Wang Zhuanshan, the Secretary General of the New China Space Research Society and Chief Engineer of the Space Centre of the Chinese Academy of Sciences, announced that Chinese manned flight was being postponed because of its cost. Fundamental economic development was given priority.
The only FSW-1 mission conducted during 1993-1994 was launched into an orbit of 209 km by 300 km at an inclination of 57.0 deg. In addition to an Earth observation Payload, FSW-1 5 carried microgravity research equipment and a diamond-studded medallion commemorating the 100th anniversary of Chairman Mao Tse-Tung's birth. The spacecraft operated normally until 16 October when an attempt to recover the satellite failed. An attitude control system failure aligned the spacecraft 90 deg from its desired position, causing the re-entry capsule to be pushed into a higher elliptical orbit (179 km by 3031 km) instead of returning to Earth. Natural decay did not bring the capsule back until March 12, 1996.
The second Fanhui Shi Weixing FSW-2 was launched on 3 July 1994 into an orbit of 173 km by 343 km at an inclination of 63.0 deg. The spacecraft remained in orbit for 15 days, making four small manoeuvres before successfully returning to Earth. The payload included Earth observation systems, a biological experiment, and microgravity research instruments. The retrievable capsule was recovered in China on July 18
Repeated rumours appeared that a Chinese military satellite was launched or suffered a failure on this date. The story was first carried by Reuters in May 1997. In December 2000 it was again reported in a Chinese professional magazine that China launched its last recoverable satellite on April 20, 1997. The last official launch of the series was in October 1996.
Recoverable satellite officially stated to be conducting space scientific research, land surveying, mapping and other scientific experiments. Said to have improved experimental technology, with higher orientation precision and more complex on-board computers and software. Controlled from the Xian Satellite Monitoring and Control Centre. Successfully re-entered and recovered after 27 days in space at 23:55 GMT on 24 September.
SJ-10 microgravity experiment satellite launched into low orbit.
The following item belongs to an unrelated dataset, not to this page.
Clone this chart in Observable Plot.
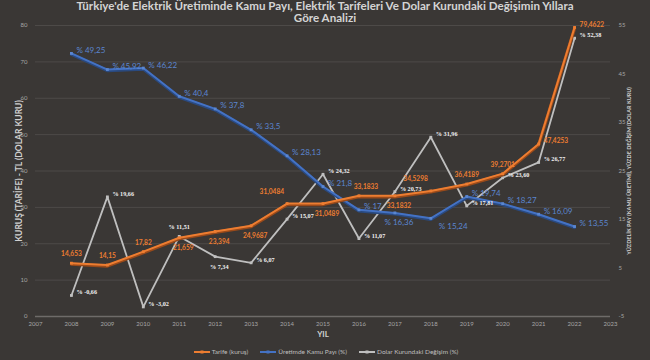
<!DOCTYPE html>
<html>
<head>
<meta charset="utf-8">
<script src="https://cdn.jsdelivr.net/npm/d3@7"></script>
<script src="https://cdn.jsdelivr.net/npm/@observablehq/plot@0.6"></script>
<style>
  html, body { margin: 0; padding: 0; background: #3a3735; width: 650px; height: 360px; overflow: hidden; }
  #title { height: 24px; font-family: Lato, "Liberation Sans", sans-serif; font-weight: bold; font-size: 11.6px; line-height: 12px; color: #d4d4d4; text-align: center; padding-top: 0px; box-sizing: border-box; }
  #chart svg { display: block; overflow: visible; }
  #legend { height: 20px; display: flex; justify-content: center; align-items: center; gap: 12px; font-family: Lato, "Liberation Sans", sans-serif; font-size: 6.5px; color: #bfbfbf; padding-left: 2px; padding-top: 3px; box-sizing: border-box; }
  #legend span { display: flex; align-items: center; gap: 2px; }
</style>
</head>
<body>
<div id="title">Türkiye'de Elektrik Üretiminde Kamu Payı, Elektrik Tarifeleri Ve Dolar Kurundaki Değişimin Yıllara<br>Göre Analizi</div>
<div id="chart"></div>
<div id="legend"></div>
<script>
// ---- data ----
const years = [2008, 2009, 2010, 2011, 2012, 2013, 2014, 2015, 2016, 2017, 2018, 2019, 2020, 2021, 2022];
const tarife = [14.653, 14.15, 17.82, 21.659, 23.394, 24.9687, 31.0484, 31.0489, 33.1833, 33.1832, 34.5298, 36.4189, 39.2701, 47.4253, 79.4622];
const kamuPayi = [49.25, 45.92, 46.22, 40.4, 37.8, 33.5, 28.13, 21.8, 17, 16.36, 15.24, 19.74, 18.27, 16.09, 13.55];
const dolarDegisim = [-0.66, 19.66, -3.02, 11.51, 7.34, 6.07, 15.07, 24.32, 11.07, 20.73, 31.96, 17.81, 23.60, 26.77, 52.38];
const xTicks = [2007, 2008, 2009, 2010, 2011, 2012, 2013, 2014, 2015, 2016, 2017, 2018, 2019, 2020, 2021, 2022, 2023];
const leftTicks = [0, 10, 20, 30, 40, 50, 60, 70, 80];
const rightTicks = [-5, 5, 15, 25, 35, 45, 55];
const seriesNames = ["Tarife (kuruş)", "Üretimde Kamu Payı (%)", "Dolar Kurundaki Değişim (%)"];
const leftTitle = "KURUŞ (TARİFE) - TL (DOLAR KURU)";
const rightTitle = "YÜZDELİK PAY (KAMU ÜRETİMİ), YÜZDE DEĞİŞİM (DOLAR KURU)";
const xTitle = "YIL";

// label placement (layout only)
const tarifePos = ["t","t","t","b","b","b","tl","b","tr","b","tl","t","t","r","r"];
const kamuPos = ["r","r","r","r","r","r","r","r","r","b","br","r","r","r","r"];
const dolarPos = ["r","r","r","t","b","r","r","r","r","r","r","r","r","r","r"];

// ---- styling ----
const C_OR = "#ed7d31", C_BL = "#4472c4", C_GR = "#bfbfbf";
const C_BLT = "#5a86d0";
const L0 = 0, L1 = 80, R0 = -5, R1 = 55;
const toLeft = r => (r - R0) * (L1 - L0) / (R1 - R0) + L0;
const fromLeft = v => (v - L0) * (R1 - R0) / (L1 - L0) + R0;
const comma = v => String(v).replace(".", ",");
const fmt2 = v => v.toFixed(2).replace(".", ",");

const rows = years.map((year, i) => ({
  year, tarife: tarife[i], kamu: toLeft(kamuPayi[i]), dolar: toLeft(dolarDegisim[i]),
  tLab: comma(tarife[i]), kLab: "% " + comma(kamuPayi[i]), dLab: "% " + fmt2(dolarDegisim[i]),
  tPos: tarifePos[i], kPos: kamuPos[i], dPos: dolarPos[i]
}));

const offsets = {
  t: {dx: 0, dy: -9, textAnchor: "middle"},
  tr: {dx: 7, dy: -9, textAnchor: "middle"},
  b: {dx: 4, dy: 10, textAnchor: "middle"},
  r: {dx: 5, dy: -3, textAnchor: "start"},
  br: {dx: 8, dy: 8, textAnchor: "start"},
  tl: {dx: -3, dy: -12, textAnchor: "end"}
};
function labelMarks(yKey, textKey, posKey, style) {
  return Object.entries(offsets).map(([code, o]) =>
    Plot.text(rows.filter(d => d[posKey] === code), {x: "year", y: yKey, text: textKey, ...o, ...style}));
}

const font = "Lato, 'Liberation Sans', sans-serif";
const chart = Plot.plot({
  width: 650,
  height: 316,
  marginLeft: 35,
  marginRight: 40,
  marginTop: 1,
  marginBottom: 24,
  style: {background: "transparent", fontFamily: font, color: "#a6a6a6", overflow: "visible"},
  x: {domain: [2007, 2023]},
  y: {domain: [L0, L1]},
  marks: [
    Plot.gridY(leftTicks.slice(1), {stroke: "#5a5755", strokeOpacity: 1, strokeWidth: 0.6}),
    Plot.ruleY([0], {stroke: "#6e6b69", strokeWidth: 1.5}),
    Plot.axisY({ticks: leftTicks, tickSize: 0, tickPadding: 8, fontSize: 6, fill: "#a6a6a6", label: null}),
    Plot.axisY({anchor: "right", ticks: rightTicks.map(toLeft), tickFormat: v => Math.round(fromLeft(v)), tickSize: 0, tickPadding: 8, fontSize: 6, fill: "#a6a6a6", label: null}),
    Plot.axisX({ticks: xTicks, tickFormat: d => String(d), tickSize: 0, tickPadding: 5, fontSize: 6, fill: "#a6a6a6", label: null}),
    Plot.axisY({ticks: [], tickSize: 0, label: leftTitle, labelAnchor: "center", labelOffset: 20, labelArrow: "none", fontSize: 8.5, fontWeight: "bold", color: "#d0d0d0"}),
    Plot.axisY({anchor: "right", ticks: [], tickSize: 0, label: rightTitle, labelAnchor: "center", labelOffset: 20, labelArrow: "none", fontSize: 5.5, fontWeight: "bold", color: "#d0d0d0"}),
    Plot.axisX({ticks: [], tickSize: 0, label: xTitle, labelAnchor: "center", labelOffset: 20, labelArrow: "none", fontSize: 8, fontWeight: "bold", color: "#d0d0d0"}),
    // dollar change (right axis)
    Plot.line(rows, {x: "year", y: "dolar", stroke: C_GR, strokeWidth: 1.8}),
    Plot.dot(rows, {x: "year", y: "dolar", r: 1.6, fill: C_GR, symbol: "square"}),
    // public share (right axis)
    Plot.line(rows, {x: "year", y: "kamu", stroke: "#2a4a80", strokeWidth: 3.2, dy: 1}),
    Plot.line(rows, {x: "year", y: "kamu", stroke: C_BL, strokeWidth: 2}),
    Plot.dot(rows, {x: "year", y: "kamu", r: 1.6, fill: C_BLT, symbol: "square"}),
    // tariff (left axis)
    Plot.line(rows, {x: "year", y: "tarife", stroke: "#9a4a1a", strokeWidth: 3.2, dy: 1}),
    Plot.line(rows, {x: "year", y: "tarife", stroke: C_OR, strokeWidth: 2}),
    Plot.dot(rows, {x: "year", y: "tarife", r: 1.6, fill: C_OR, symbol: "square"}),
    ...labelMarks("dolar", "dLab", "dPos", {fontSize: 6.2, fill: "#f2f2f2", fontFamily: "'Liberation Serif', serif", fontWeight: "bold"}),
    ...labelMarks("kamu", "kLab", "kPos", {fontSize: 8, fill: C_BLT}),
    ...labelMarks("tarife", "tLab", "tPos", {fontSize: 6.6, fill: C_OR, fontWeight: "bold"})
  ]
});
document.getElementById("chart").appendChild(chart);

// legend
const colors = [C_OR, C_BL, C_GR];
const legend = document.getElementById("legend");
seriesNames.forEach((name, i) => {
  const s = document.createElement("span");
  s.innerHTML = `<svg width="16" height="6"><line x1="0" y1="3" x2="16" y2="3" stroke="${colors[i]}" stroke-width="2"/><rect x="6.5" y="1.5" width="3" height="3" fill="${colors[i]}"/></svg>`;
  s.appendChild(document.createTextNode(name));
  legend.appendChild(s);
});
</script>
</body>
</html>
SJ-10 was based on the old FSW recoverable film-based spy satellites. The main experiment section separated and returned to Earth at the end of the mission. Shi Jian-10 microgravity satellite's reentry vehicle separated from the service module on Apr 18 at 0815 UTC and landed in China at 0830 UTC. The service module remains in a 253 x 269 km orbit, recataloged as a new object. It adjusted its orbit on Apr 22 but as of May 18 had not made further maneuvers.